▶ Record extracts

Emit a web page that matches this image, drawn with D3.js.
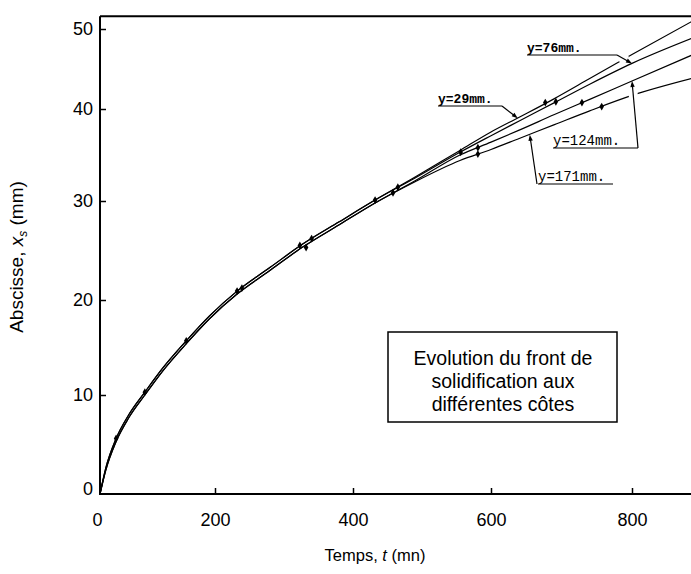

...

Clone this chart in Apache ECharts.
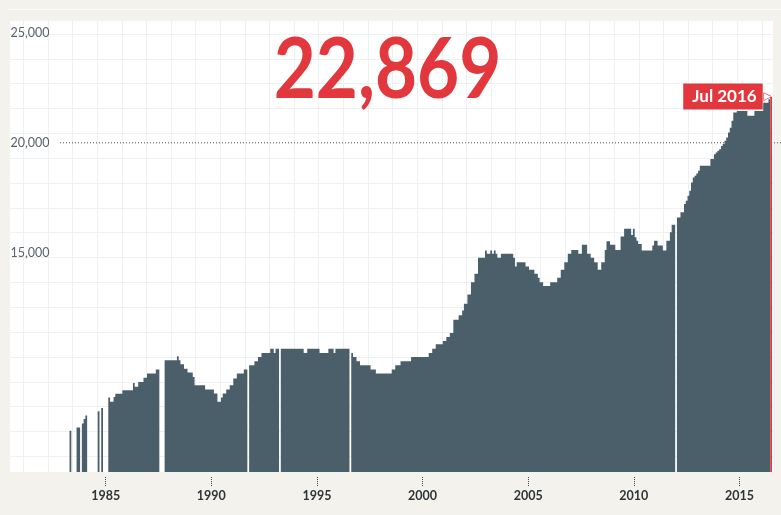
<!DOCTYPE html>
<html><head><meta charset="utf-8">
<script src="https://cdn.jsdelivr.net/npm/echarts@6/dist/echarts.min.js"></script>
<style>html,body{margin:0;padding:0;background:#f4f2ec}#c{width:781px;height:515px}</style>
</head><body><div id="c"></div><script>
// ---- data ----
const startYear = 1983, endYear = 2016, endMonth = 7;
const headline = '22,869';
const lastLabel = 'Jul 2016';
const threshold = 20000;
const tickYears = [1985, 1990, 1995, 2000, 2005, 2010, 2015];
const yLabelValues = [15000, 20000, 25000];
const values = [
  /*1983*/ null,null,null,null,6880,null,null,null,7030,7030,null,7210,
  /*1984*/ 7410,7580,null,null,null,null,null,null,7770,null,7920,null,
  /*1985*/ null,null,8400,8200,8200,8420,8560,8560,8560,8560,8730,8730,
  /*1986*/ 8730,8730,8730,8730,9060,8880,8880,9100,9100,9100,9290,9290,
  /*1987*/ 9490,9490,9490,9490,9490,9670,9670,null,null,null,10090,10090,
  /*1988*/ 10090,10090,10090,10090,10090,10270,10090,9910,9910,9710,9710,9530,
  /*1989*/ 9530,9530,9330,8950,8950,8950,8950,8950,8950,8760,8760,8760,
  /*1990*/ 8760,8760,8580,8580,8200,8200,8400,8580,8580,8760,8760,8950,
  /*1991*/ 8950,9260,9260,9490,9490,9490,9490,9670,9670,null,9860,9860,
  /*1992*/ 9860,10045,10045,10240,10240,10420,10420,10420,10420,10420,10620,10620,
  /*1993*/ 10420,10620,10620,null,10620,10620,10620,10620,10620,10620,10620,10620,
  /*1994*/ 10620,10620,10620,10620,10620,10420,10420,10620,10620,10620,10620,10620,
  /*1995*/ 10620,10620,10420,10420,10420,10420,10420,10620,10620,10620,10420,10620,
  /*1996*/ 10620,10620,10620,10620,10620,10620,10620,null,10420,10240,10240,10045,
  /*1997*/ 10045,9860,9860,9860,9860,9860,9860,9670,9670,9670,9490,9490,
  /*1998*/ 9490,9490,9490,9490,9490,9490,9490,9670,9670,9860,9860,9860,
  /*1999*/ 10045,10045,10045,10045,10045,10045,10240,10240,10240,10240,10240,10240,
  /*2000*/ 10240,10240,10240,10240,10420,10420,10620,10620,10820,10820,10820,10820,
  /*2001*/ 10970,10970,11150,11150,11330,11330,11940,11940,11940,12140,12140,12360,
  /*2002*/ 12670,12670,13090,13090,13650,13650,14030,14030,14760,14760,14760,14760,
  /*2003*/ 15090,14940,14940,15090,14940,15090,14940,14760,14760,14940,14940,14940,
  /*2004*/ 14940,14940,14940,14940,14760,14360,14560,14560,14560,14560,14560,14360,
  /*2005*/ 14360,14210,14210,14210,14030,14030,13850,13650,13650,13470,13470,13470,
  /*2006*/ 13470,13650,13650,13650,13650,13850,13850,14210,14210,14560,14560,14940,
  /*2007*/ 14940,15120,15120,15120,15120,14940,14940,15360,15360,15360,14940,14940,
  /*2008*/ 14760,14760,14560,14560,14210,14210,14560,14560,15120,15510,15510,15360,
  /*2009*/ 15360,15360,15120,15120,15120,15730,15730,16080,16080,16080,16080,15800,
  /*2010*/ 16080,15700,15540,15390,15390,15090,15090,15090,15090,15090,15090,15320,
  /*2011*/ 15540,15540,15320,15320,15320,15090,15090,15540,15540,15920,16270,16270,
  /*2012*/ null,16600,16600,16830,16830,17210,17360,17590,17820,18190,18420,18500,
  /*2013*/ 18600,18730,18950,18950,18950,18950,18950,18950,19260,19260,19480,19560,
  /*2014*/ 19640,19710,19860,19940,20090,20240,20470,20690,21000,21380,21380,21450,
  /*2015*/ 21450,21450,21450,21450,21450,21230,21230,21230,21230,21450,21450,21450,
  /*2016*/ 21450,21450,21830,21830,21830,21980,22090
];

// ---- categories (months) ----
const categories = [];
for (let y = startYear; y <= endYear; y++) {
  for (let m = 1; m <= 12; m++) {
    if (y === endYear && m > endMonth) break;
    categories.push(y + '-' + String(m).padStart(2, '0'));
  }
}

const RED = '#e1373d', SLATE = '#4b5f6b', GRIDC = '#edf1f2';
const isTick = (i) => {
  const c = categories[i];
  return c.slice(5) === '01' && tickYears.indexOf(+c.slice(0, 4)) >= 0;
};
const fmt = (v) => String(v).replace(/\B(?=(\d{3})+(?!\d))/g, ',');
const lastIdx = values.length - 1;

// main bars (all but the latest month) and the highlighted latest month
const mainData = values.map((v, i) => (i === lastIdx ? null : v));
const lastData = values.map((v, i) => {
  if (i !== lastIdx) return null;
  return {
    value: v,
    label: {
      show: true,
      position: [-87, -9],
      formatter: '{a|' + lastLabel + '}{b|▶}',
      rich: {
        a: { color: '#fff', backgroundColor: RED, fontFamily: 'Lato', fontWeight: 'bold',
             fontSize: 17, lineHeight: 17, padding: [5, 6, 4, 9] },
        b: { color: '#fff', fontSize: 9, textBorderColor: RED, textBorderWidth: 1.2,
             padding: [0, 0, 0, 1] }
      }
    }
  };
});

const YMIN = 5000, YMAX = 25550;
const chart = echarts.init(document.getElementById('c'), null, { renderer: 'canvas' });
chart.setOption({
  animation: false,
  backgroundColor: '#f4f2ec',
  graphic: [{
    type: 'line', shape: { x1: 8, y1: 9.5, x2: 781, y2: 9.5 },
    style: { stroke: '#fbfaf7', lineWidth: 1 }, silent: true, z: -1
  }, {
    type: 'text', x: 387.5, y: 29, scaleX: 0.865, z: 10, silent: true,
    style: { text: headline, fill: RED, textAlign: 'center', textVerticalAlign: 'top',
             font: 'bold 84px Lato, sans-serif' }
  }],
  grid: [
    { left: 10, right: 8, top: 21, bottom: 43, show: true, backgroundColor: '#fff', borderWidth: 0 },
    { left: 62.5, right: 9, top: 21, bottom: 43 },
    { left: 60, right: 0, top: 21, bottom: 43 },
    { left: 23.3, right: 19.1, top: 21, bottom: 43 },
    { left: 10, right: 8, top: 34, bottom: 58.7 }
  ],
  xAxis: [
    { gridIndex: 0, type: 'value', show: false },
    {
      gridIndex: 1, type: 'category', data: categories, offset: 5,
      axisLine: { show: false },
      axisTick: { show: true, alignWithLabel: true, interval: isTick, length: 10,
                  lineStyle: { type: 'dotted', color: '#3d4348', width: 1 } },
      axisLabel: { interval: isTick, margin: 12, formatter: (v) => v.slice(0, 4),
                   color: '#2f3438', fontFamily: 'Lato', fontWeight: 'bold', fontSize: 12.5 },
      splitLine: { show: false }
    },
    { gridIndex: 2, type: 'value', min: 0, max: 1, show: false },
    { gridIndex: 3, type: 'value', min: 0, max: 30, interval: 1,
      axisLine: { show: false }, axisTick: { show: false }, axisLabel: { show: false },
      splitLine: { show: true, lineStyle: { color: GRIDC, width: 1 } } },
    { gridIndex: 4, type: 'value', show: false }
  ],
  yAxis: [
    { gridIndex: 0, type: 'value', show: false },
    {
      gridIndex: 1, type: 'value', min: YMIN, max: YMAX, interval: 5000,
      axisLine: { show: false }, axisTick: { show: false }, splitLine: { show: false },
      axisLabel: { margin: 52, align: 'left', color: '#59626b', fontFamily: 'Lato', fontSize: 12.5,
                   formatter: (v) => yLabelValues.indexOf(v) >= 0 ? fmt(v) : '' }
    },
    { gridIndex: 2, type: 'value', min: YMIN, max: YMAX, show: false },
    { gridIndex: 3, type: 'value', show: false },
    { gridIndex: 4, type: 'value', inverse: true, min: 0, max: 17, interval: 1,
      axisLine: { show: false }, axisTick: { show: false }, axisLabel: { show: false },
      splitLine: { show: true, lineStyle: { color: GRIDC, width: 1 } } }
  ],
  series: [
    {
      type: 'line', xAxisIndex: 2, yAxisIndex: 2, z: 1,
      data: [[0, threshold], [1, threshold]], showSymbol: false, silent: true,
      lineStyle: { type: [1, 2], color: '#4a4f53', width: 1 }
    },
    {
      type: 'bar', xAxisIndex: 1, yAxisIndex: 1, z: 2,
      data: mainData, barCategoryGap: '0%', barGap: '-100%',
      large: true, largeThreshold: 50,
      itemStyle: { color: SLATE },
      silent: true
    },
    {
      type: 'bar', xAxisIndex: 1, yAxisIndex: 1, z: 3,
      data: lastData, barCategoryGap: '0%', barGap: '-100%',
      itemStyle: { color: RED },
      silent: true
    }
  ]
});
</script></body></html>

▶ Your goal
Work out how many lines in the records above contain the word "this", and give only that number.

▶ Solution below
2